-- What the task asks --
Using the entries shown below, output the line containing "Clone this chart in matplotlib.", the line containing "fig = plt.figure(figsize=(W", and every line between them, exactly. Pictures are omitted.

-- The records --
━━━━━━━━━━━━━━━━━━━━━━━━━━━━━━
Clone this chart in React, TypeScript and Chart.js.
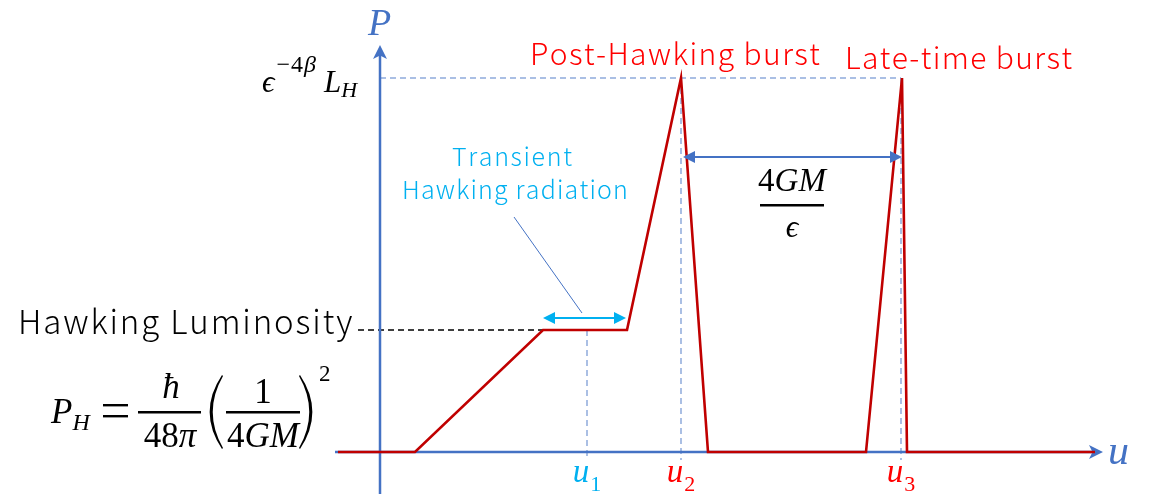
━━━━━━━━━━━━━━━━━━━━━━━━━━━━━━
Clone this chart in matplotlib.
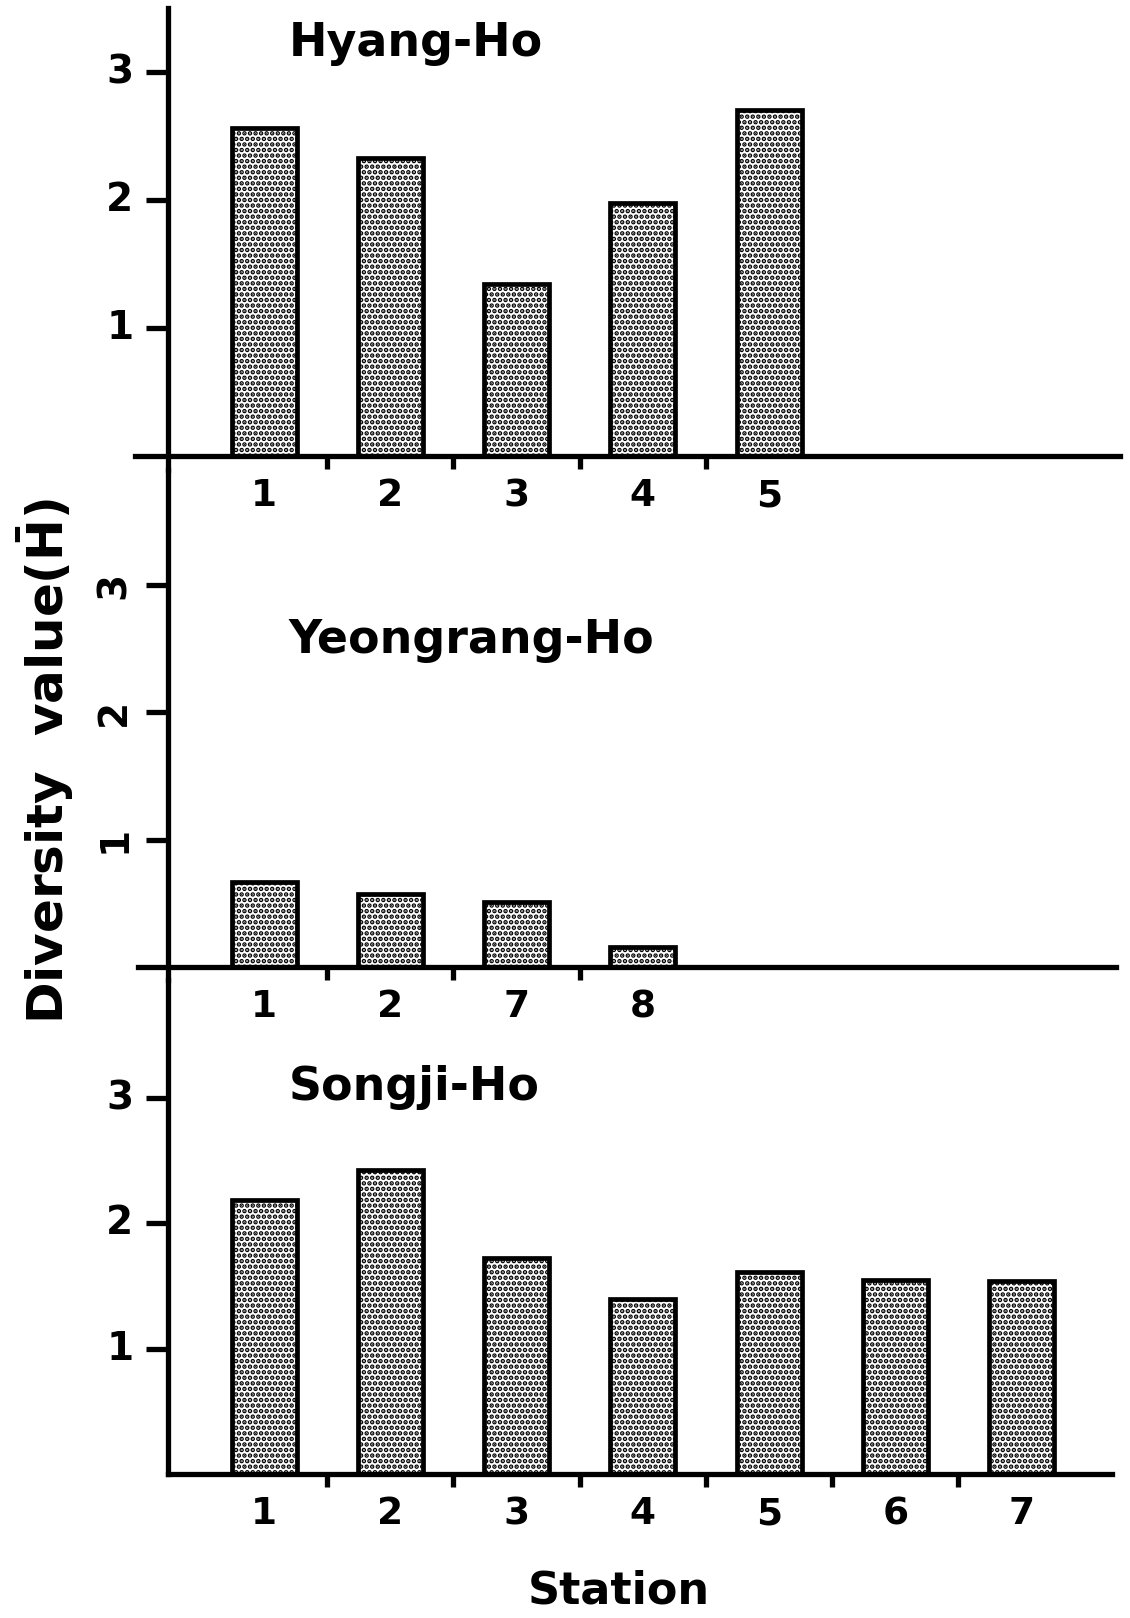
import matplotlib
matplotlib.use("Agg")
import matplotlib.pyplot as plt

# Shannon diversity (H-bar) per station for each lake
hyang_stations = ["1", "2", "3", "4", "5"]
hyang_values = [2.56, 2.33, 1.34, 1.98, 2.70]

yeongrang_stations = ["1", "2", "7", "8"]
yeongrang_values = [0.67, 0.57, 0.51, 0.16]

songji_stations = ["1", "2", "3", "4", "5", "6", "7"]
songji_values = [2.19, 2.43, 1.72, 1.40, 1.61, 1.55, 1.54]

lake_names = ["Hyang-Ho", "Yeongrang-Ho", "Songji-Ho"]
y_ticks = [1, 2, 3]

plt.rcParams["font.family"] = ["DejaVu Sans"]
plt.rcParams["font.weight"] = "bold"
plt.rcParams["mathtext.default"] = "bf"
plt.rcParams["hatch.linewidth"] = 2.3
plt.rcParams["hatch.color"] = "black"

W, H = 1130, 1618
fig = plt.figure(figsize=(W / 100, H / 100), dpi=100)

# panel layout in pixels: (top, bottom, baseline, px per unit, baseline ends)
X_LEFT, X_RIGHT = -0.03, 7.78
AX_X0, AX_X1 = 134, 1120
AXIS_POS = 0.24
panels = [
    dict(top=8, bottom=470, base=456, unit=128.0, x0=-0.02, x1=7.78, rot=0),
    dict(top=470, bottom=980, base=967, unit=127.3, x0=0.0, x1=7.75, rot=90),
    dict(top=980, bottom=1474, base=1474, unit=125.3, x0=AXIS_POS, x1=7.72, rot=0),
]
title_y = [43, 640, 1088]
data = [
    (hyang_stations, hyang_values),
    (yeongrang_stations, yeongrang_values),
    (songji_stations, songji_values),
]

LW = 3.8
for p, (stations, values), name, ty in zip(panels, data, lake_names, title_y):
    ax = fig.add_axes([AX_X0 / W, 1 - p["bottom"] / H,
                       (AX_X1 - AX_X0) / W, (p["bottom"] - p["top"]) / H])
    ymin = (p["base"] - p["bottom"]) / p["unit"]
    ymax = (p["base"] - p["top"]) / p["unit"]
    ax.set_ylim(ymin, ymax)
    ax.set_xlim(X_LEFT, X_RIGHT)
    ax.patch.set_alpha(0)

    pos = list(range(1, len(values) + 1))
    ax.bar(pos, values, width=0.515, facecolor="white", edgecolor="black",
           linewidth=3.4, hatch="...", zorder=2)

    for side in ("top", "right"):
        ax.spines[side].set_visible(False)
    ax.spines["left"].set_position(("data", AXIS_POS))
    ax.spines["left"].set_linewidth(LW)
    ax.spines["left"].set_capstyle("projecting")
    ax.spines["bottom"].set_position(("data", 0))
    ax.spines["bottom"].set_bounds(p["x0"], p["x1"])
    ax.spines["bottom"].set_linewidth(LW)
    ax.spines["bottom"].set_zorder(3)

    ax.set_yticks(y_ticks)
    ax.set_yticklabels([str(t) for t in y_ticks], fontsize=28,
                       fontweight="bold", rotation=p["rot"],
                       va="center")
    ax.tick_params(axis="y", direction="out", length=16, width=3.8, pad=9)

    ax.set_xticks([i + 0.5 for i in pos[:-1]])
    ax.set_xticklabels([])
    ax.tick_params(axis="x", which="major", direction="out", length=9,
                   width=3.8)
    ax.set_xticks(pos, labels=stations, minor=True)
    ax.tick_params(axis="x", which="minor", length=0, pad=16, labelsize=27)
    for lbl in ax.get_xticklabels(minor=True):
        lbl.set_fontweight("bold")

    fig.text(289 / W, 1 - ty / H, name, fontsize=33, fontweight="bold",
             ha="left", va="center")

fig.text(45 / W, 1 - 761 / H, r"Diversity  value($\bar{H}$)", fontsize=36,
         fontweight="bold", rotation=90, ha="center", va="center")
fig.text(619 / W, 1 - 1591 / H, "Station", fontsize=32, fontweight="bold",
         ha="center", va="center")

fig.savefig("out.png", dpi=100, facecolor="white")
━━━━━━━━━━━━━━━━━━━━━━━━━━━━━━
-- Complete output --
Clone this chart in matplotlib.
import matplotlib
matplotlib.use("Agg")
import matplotlib.pyplot as plt

# Shannon diversity (H-bar) per station for each lake
hyang_stations = ["1", "2", "3", "4", "5"]
hyang_values = [2.56, 2.33, 1.34, 1.98, 2.70]

yeongrang_stations = ["1", "2", "7", "8"]
yeongrang_values = [0.67, 0.57, 0.51, 0.16]

songji_stations = ["1", "2", "3", "4", "5", "6", "7"]
songji_values = [2.19, 2.43, 1.72, 1.40, 1.61, 1.55, 1.54]

lake_names = ["Hyang-Ho", "Yeongrang-Ho", "Songji-Ho"]
y_ticks = [1, 2, 3]

plt.rcParams["font.family"] = ["DejaVu Sans"]
plt.rcParams["font.weight"] = "bold"
plt.rcParams["mathtext.default"] = "bf"
plt.rcParams["hatch.linewidth"] = 2.3
plt.rcParams["hatch.color"] = "black"

W, H = 1130, 1618
fig = plt.figure(figsize=(W / 100, H / 100), dpi=100)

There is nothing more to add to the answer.